MATERIAL FOR THIS EXERCISE:

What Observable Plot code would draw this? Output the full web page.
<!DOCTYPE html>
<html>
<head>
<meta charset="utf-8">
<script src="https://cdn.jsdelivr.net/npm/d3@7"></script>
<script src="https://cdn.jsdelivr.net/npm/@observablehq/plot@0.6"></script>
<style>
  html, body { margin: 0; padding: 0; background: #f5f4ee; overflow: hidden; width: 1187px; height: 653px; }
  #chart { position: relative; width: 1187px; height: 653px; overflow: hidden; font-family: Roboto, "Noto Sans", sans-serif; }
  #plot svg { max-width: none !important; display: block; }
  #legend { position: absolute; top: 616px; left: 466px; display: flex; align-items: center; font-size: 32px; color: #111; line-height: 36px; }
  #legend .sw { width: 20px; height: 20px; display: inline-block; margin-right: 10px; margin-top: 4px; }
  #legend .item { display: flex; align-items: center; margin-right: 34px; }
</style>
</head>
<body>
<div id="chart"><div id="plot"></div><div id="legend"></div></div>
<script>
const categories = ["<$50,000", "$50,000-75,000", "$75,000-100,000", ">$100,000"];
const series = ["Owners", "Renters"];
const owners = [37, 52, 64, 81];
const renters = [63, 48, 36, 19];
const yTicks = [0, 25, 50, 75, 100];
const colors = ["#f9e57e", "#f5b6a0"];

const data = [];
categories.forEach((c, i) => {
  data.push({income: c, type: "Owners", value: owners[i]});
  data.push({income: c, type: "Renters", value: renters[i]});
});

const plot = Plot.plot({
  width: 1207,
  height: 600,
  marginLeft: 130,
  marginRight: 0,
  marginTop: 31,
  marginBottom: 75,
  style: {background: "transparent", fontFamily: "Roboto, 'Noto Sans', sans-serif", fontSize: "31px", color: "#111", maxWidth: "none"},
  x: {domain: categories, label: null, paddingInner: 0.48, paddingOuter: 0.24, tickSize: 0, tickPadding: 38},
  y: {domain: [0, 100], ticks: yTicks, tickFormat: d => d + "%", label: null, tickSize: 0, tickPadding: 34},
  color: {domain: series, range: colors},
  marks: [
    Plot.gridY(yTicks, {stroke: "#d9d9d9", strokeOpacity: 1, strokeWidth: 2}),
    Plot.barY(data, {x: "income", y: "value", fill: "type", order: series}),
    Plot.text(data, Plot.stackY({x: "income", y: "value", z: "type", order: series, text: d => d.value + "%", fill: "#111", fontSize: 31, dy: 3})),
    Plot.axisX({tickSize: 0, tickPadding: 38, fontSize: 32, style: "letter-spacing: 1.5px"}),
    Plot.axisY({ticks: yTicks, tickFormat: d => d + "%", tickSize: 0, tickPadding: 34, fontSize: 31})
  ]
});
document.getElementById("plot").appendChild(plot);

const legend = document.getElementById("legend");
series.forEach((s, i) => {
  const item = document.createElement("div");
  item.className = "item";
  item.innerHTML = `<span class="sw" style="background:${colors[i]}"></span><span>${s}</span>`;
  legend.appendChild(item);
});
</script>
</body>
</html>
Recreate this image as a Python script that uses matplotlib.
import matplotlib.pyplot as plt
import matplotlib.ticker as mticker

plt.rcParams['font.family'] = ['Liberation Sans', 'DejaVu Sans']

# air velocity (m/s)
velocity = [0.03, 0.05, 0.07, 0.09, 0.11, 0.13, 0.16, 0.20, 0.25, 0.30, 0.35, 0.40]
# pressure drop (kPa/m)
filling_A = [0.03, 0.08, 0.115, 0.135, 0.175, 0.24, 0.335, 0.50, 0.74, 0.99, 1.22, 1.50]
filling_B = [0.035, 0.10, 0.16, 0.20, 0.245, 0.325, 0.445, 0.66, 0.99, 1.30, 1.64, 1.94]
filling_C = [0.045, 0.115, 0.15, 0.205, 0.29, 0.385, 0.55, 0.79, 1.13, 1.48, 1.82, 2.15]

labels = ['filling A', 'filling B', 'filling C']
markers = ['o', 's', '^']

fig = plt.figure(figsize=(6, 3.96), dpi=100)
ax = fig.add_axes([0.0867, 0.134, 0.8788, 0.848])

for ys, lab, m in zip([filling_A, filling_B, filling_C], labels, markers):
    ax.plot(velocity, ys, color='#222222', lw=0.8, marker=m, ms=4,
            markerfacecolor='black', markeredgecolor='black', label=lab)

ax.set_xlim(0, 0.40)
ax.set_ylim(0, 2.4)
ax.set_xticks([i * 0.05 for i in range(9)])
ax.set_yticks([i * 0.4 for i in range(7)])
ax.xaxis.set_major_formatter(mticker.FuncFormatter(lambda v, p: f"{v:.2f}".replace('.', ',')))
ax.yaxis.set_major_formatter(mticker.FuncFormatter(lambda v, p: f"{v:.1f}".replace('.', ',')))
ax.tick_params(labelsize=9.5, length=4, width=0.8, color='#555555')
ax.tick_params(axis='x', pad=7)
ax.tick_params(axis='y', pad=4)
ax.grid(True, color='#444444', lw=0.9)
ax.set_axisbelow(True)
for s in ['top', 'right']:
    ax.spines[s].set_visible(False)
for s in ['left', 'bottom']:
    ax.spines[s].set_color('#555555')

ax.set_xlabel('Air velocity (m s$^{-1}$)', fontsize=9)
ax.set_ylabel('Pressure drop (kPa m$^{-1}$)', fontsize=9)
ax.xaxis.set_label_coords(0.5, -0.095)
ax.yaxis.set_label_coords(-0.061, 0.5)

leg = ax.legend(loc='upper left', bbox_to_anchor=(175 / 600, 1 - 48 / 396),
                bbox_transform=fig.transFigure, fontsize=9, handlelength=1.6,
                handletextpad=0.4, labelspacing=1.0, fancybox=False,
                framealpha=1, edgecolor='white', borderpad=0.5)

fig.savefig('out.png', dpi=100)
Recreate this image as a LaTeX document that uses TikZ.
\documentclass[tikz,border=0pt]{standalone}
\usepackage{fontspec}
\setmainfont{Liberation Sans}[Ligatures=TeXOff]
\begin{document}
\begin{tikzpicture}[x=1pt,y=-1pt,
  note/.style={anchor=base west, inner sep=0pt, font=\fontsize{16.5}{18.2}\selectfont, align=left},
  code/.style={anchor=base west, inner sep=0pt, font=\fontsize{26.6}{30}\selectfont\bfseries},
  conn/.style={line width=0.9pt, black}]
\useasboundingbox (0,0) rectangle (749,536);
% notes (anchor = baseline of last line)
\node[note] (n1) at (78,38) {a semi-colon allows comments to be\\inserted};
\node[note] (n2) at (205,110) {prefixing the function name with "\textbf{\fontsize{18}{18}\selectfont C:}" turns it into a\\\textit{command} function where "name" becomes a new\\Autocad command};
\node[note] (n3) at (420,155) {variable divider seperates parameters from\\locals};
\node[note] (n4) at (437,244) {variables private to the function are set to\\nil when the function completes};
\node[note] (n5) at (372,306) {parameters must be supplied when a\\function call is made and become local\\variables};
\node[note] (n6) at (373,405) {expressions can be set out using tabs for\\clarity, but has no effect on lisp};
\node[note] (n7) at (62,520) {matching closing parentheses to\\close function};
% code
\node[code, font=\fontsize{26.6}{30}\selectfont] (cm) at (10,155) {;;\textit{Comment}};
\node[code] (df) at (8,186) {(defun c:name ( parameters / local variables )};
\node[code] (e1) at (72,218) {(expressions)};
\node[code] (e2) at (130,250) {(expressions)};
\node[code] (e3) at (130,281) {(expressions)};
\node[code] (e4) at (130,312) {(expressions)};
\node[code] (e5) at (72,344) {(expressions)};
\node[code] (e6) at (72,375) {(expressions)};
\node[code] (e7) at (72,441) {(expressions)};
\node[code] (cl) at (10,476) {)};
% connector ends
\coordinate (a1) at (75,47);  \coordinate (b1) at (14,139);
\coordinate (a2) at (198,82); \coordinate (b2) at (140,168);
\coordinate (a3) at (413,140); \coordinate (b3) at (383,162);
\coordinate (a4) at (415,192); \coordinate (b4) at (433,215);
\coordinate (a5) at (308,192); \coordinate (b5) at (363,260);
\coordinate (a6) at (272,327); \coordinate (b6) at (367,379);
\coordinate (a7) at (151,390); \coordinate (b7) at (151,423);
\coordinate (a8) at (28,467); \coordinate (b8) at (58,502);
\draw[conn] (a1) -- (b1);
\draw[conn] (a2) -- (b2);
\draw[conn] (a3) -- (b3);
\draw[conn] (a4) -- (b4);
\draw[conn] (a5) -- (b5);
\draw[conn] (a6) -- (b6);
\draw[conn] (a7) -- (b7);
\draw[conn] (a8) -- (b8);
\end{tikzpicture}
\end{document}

PROBLEM REQUIREMENTS:
Say how many lines include the word "matplotlib"; reply with the number alone.

TASK RESPONSE:
3